The donation amounted to $170 and it was collected by members of the Choctaw Native American nation. Some sources give the sum involved as $710, but the amount actually donated is immaterial. Either way it was a huge sum of money for a nation of impoverished Native Americans consigned more than a decade before, to life on the comfortably sounding but demonically devised, reservation. The Choctaw probably empathized with the starving Irish because their own history had much of the tragic about it.
In the war of 1812, fought against the British, the Choctaws had aided the forces led by General Andrew Jackson in the struggle against the former colonial masters. Abject defeat could well have led to the end of the great American Democratic experiment – not that democracy proved to be of much use to the Choctaw. Their reward, in 1831, had been expulsion from their homes in the south-eastern USA during the self-same Andrew Jackson’s presidency, and banishment to the bad lands of Oklahoma. This forced transportation, known as the Trail of Tears had caused the deaths of almost half of the 20,000 or so Choctaw obliged to decamp to the mid-west. Their fate was later shared by the Cherokee, Chickasaw, Creek and Seminole nations, all forced into exile, starvation and cultural suppression. The white man wanted their land, and what the white man wanted he got. The punitive Treaty of Dancing Rabbit Creek signed in 1830, attended to the detail of the wholesale dispossession of the Choctaw. Similar barbed treaties achieved the same result with the other four so called ‘Civilised Tribes’.
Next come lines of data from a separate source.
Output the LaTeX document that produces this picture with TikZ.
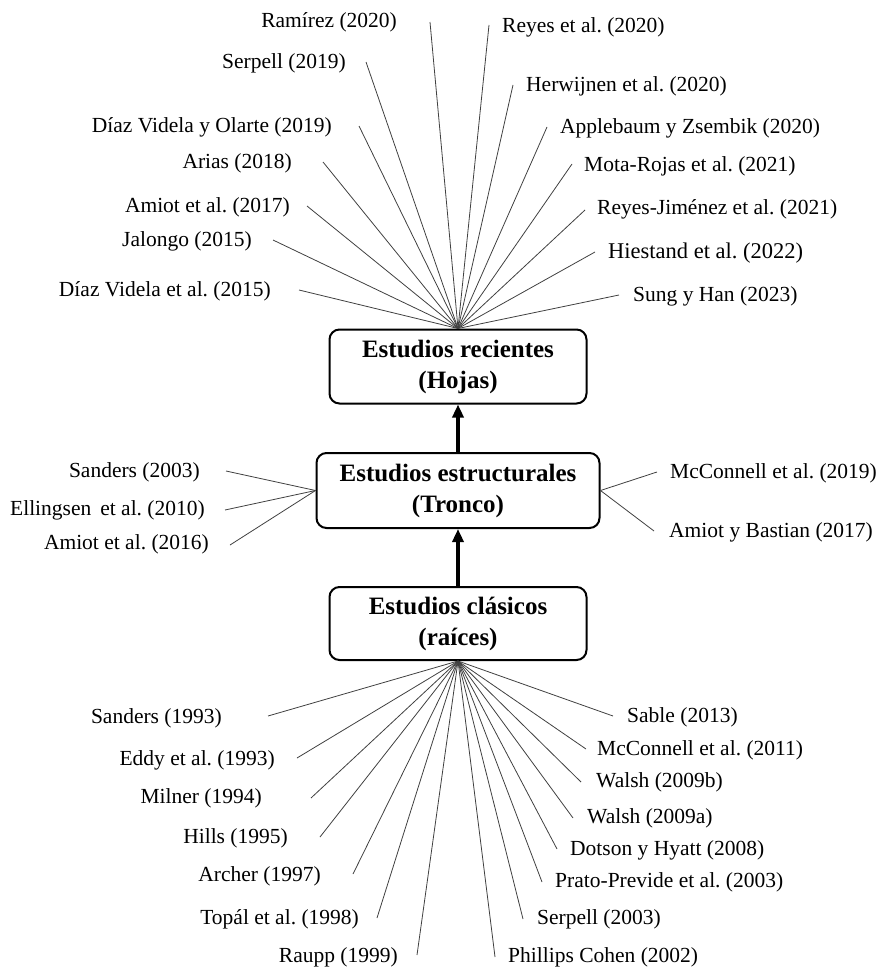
\documentclass[tikz,border=0pt]{standalone}
\usepackage{fontspec}
\setmainfont{Liberation Serif}
\usetikzlibrary{arrows.meta}
\frenchspacing

\tikzset{
  etapa/.style={draw, line width=2pt, rounded corners=10pt, align=center,
    font=\bfseries\fontsize{25}{31}\selectfont, inner sep=0pt,
    minimum width=257pt, minimum height=74pt},
  cita/.style={inner sep=0pt, font=\fontsize{21.5}{26}\selectfont},
  rama/.style={draw=black!75, line width=0.8pt},
  avance/.style={line width=3.5pt, -{Triangle[length=13pt,width=11pt]}}
}

\begin{document}
\begin{tikzpicture}[x=1pt,y=-1pt]
\useasboundingbox (0,0) rectangle (880,969);

% etapas
\node [etapa] (hojas) at (458,366.5) {Estudios recientes\\(Hojas)};
\node [etapa, minimum width=283pt, minimum height=75pt] (tronco) at (458,490.5) {Estudios estructurales\\(Tronco)};
\node [etapa, minimum height=73pt] (raices) at (458,623.5) {Estudios clásicos\\(raíces)};

\draw [avance] (tronco.north) -- (hojas.south);
\draw [avance] (raices.north) -- (tronco.south);

% hojas, izquierda
\node [cita, anchor=east] (ramirez) at (397,22) {Ramírez (2020)};
\node [cita, anchor=east] (serpellB) at (346,63) {Serpell (2019)};
\node [cita, anchor=east] (diazB) at (332,127) {Díaz Videla y Olarte (2019)};
\node [cita, anchor=east] (arias) at (292,163) {Arias (2018)};
\node [cita, anchor=east] (amiotC) at (290,207) {Amiot et al. (2017)};
\node [cita, anchor=east] (jalongo) at (252,241) {Jalongo (2015)};
\node [cita, anchor=east] (diazA) at (271,291) {Díaz Videla et al. (2015)};
\coordinate (ramirez-r) at (430,22);
\coordinate (serpellB-r) at (366,62);
\coordinate (diazB-r) at (359,126);
\coordinate (arias-r) at (323,162);
\coordinate (amiotC-r) at (307,206);
\coordinate (jalongo-r) at (273,240);
\coordinate (diazA-r) at (299,290);

% hojas, derecha
\node [cita, anchor=west] (reyes) at (502,27) {Reyes et al. (2020)};
\node [cita, anchor=west] (herwijnen) at (526,86) {Herwijnen et al. (2020)};
\node [cita, anchor=west] (applebaum) at (560,128) {Applebaum y Zsembik (2020)};
\node [cita, anchor=west] (mota) at (584,166) {Mota-Rojas et al. (2021)};
\node [cita, anchor=west] (reyesj) at (597,209) {Reyes-Jiménez et al. (2021)};
\node [cita, anchor=west, font=\fontsize{22.5}{27}\selectfont] (hiestand) at (608,253) {Hiestand et al. (2022)};
\node [cita, anchor=west] (sung) at (633,296) {Sung y Han (2023)};
\coordinate (reyes-r) at (489,25);
\coordinate (herwijnen-r) at (513,85);
\coordinate (applebaum-r) at (547,127);
\coordinate (mota-r) at (572,164);
\coordinate (reyesj-r) at (585,210);
\coordinate (hiestand-r) at (595,252);
\coordinate (sung-r) at (619,295);

\foreach \c in {ramirez,serpellB,diazB,arias,amiotC,jalongo,diazA,
                reyes,herwijnen,applebaum,mota,reyesj,hiestand,sung}
  \draw [rama] (\c-r) -- (hojas.north);

% tronco
\node [cita, anchor=east] (sandersB) at (200,472) {Sanders (2003)};
\node [cita, anchor=east] (ellingsen) at (205,510) {Ellingsen\, et al. (2010)};
\node [cita, anchor=east] (amiotB) at (209,544) {Amiot et al. (2016)};
\node [cita, anchor=west] (mcconnellB) at (670,473) {McConnell et al. (2019)};
\node [cita, anchor=west] (amiotA) at (669,532) {Amiot y Bastian (2017)};
\coordinate (sandersB-r) at (226,471);
\coordinate (ellingsen-r) at (225,510);
\coordinate (amiotB-r) at (230,545);
\coordinate (mcconnellB-r) at (657,472);
\coordinate (amiotA-r) at (654,531);

\foreach \c in {sandersB,ellingsen,amiotB}
  \draw [rama] (\c-r) -- (tronco.west);
\foreach \c in {mcconnellB,amiotA}
  \draw [rama] (\c-r) -- (tronco.east);

% raices, izquierda
\node [cita, anchor=east] (sandersA) at (222,718) {Sanders (1993)};
\node [cita, anchor=east] (eddy) at (275,760) {Eddy et al. (1993)};
\node [cita, anchor=east] (milner) at (262,798) {Milner (1994)};
\node [cita, anchor=east] (hills) at (288,838) {Hills (1995)};
\node [cita, anchor=east] (archer) at (321,876) {Archer (1997)};
\node [cita, anchor=east] (topal) at (359,919) {Topál et al. (1998)};
\node [cita, anchor=east] (raupp) at (398,957) {Raupp (1999)};
\coordinate (sandersA-r) at (268,716);
\coordinate (eddy-r) at (297,758);
\coordinate (milner-r) at (311,798);
\coordinate (hills-r) at (320,837);
\coordinate (archer-r) at (353,874);
\coordinate (topal-r) at (377,918);
\coordinate (raupp-r) at (417,955);

% raices, derecha
\node [cita, anchor=west] (sable) at (627,717) {Sable (2013)};
\node [cita, anchor=west] (mcconnellA) at (597,750) {McConnell et al. (2011)};
\node [cita, anchor=west] (walshB) at (596,782) {Walsh (2009b)};
\node [cita, anchor=west] (walshA) at (587,818) {Walsh (2009a)};
\node [cita, anchor=west] (dotson) at (570,850) {Dotson y Hyatt (2008)};
\node [cita, anchor=west] (prato) at (555,882) {Prato-Previde et al. (2003)};
\node [cita, anchor=west] (serpellA) at (537,919) {Serpell (2003)};
\node [cita, anchor=west] (phillips) at (508,957) {Phillips Cohen (2002)};
\coordinate (sable-r) at (613,716);
\coordinate (mcconnellA-r) at (586,749);
\coordinate (walshB-r) at (581,782);
\coordinate (walshA-r) at (573,818);
\coordinate (dotson-r) at (557,849);
\coordinate (prato-r) at (542,882);
\coordinate (serpellA-r) at (523,919);
\coordinate (phillips-r) at (495,957);

\foreach \c in {sandersA,eddy,milner,hills,archer,topal,raupp,
                sable,mcconnellA,walshB,walshA,dotson,prato,serpellA,phillips}
  \draw [rama] (raices.south) -- (\c-r);

\end{tikzpicture}
\end{document}
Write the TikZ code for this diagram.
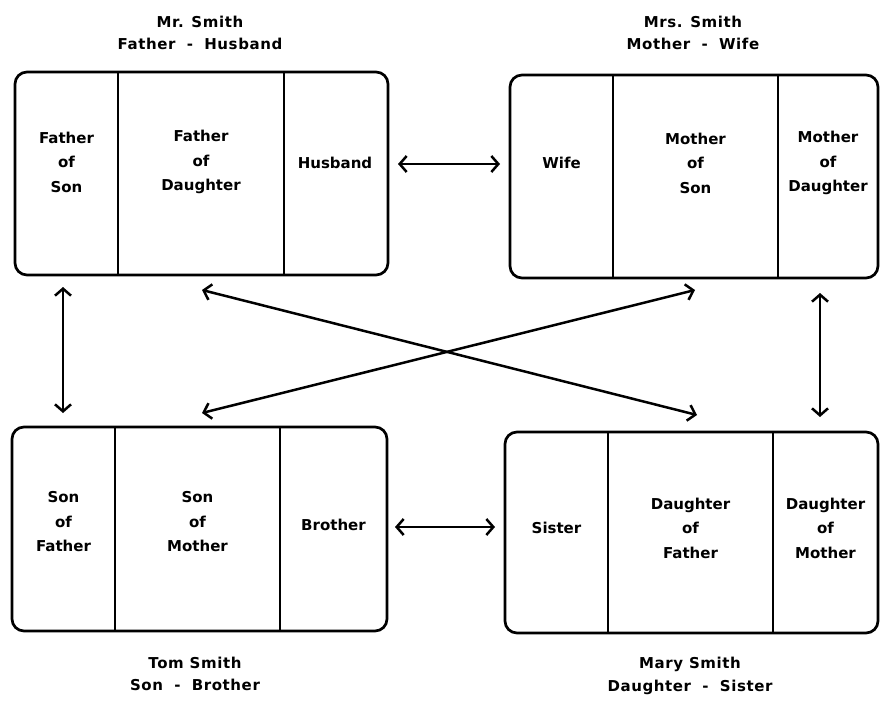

1831 was one of the coldest winters on record and the Federal government was not about to waste valuable taxpayers money on providing adequate food, clothing and transportation to mere Indians to protect them from the elements during such an arduous trip westwards into the even colder interior.
So it’s not hard to see why the Choctaw, having heard of the Great Famine, empathised with the Irish people. What must have been more difficult was raising such a significant sum. Only in recent years has their generosity been recognized in Ireland but today, former president Mary Robinson is an honorary chieftain of the Choctaw nation and a plaque commemorating their charity has been erected outside Dublin’s Mansion House. Other monuments around the country recognize their immensely charitable gesture.
The Choctaw, originally from the modern state of Mississippi, more than earned their designation as one of the Five ‘Civilised’ tribes, when they set about collecting a charitable donation worth at least $100,000 in today’s money, to the relief of famine in Ireland, one hundred and sixty-nine years ago, on this day.